Lightning-AI / utilities

Common Python utilities and GitHub Actions in Lightning Ecosystem
Apache License 2.0
49 stars 14 forks source link

`apply_to_collection` doesn't work for cached properties #279

Open jackdent opened 2 months ago

jackdent commented 2 months ago

Motivation

When running apply_to_collection on a dataclass, cached properties do not get modified. This can cause subtle issues: for example, suppose I initialize a dataclass on CPU in a dataworker, and then move it onto GPU for a model batch.
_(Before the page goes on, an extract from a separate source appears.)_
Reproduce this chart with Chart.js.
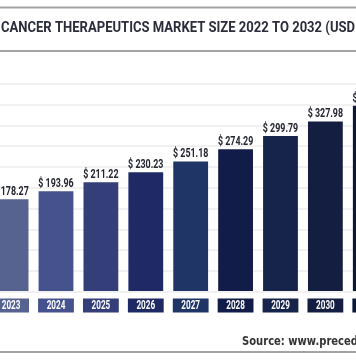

All of the dataclass fields that contain Tensors get moved correctly, but the cached_propertys continue to residue on the original device.

Steps to reproduce

import dataclasses
from functools import cached_property

import torch
from lightning_utilities import apply_to_collection
from torch import Tensor

@dataclasses.dataclass
class Data:
    a: Tensor

    @cached_property
    def b(self):
        print("*" * 10)
        print("Computing and cache prop b")
        print("*" * 10)
        return self.a * 2

print("*" * 10)
print("Data on CPU")
print("*" * 10)

data = Data(a=torch.tensor([1, 2, 3], device="cuda"))
print(f"{data.a=}")
print(f"{data.a.device=}")

print(f"{data.b=}")
print(f"{data.b=}")  # do this a second time to make sure we're caching it
print(f"{data.b.device=}")

print("*" * 10)
print("Move Data to GPU")
print("*" * 10)

new_data = apply_to_collection(data, Tensor, lambda x: x.to("cpu"))
print(f"{new_data.a=}")
print(f"{new_data.a.device=}")

print(f"{new_data.b=}")
print(f"{new_data.b=}")  # do this a second time to make sure we're caching it
print(f"{new_data.b.device=}")

Yields the following output:

**********
Start with data on GPU
**********
data.a=tensor([1, 2, 3], device='cuda:0')
data.a.device=device(type='cuda', index=0)
**********
Computing and cache prop b
**********
data.b=tensor([2, 4, 6], device='cuda:0')
data.b=tensor([2, 4, 6], device='cuda:0')
data.b.device=device(type='cuda', index=0)
**********
Move Data to CPU
**********
new_data.a=tensor([1, 2, 3])
new_data.a.device=device(type='cpu')
new_data.b=tensor([2, 4, 6], device='cuda:0')
new_data.b=tensor([2, 4, 6], device='cuda:0')
new_data.b.device=device(type='cuda', index=0)
jackdent commented 2 months ago

The Lightning apply_to_collection logic is defined here and relies on dataclass.fields, which doesn't include cached properties

Borda commented 1 month ago

@awaelchli, do you have any experience with this one?

awaelchli commented 1 month ago

Hey @jackdent This is a rare use case and I won't have the bandwidth to look into it. We would be grateful for a contribution here if you're interested. The fix is probably to just reset the cache when running apply_to_collection.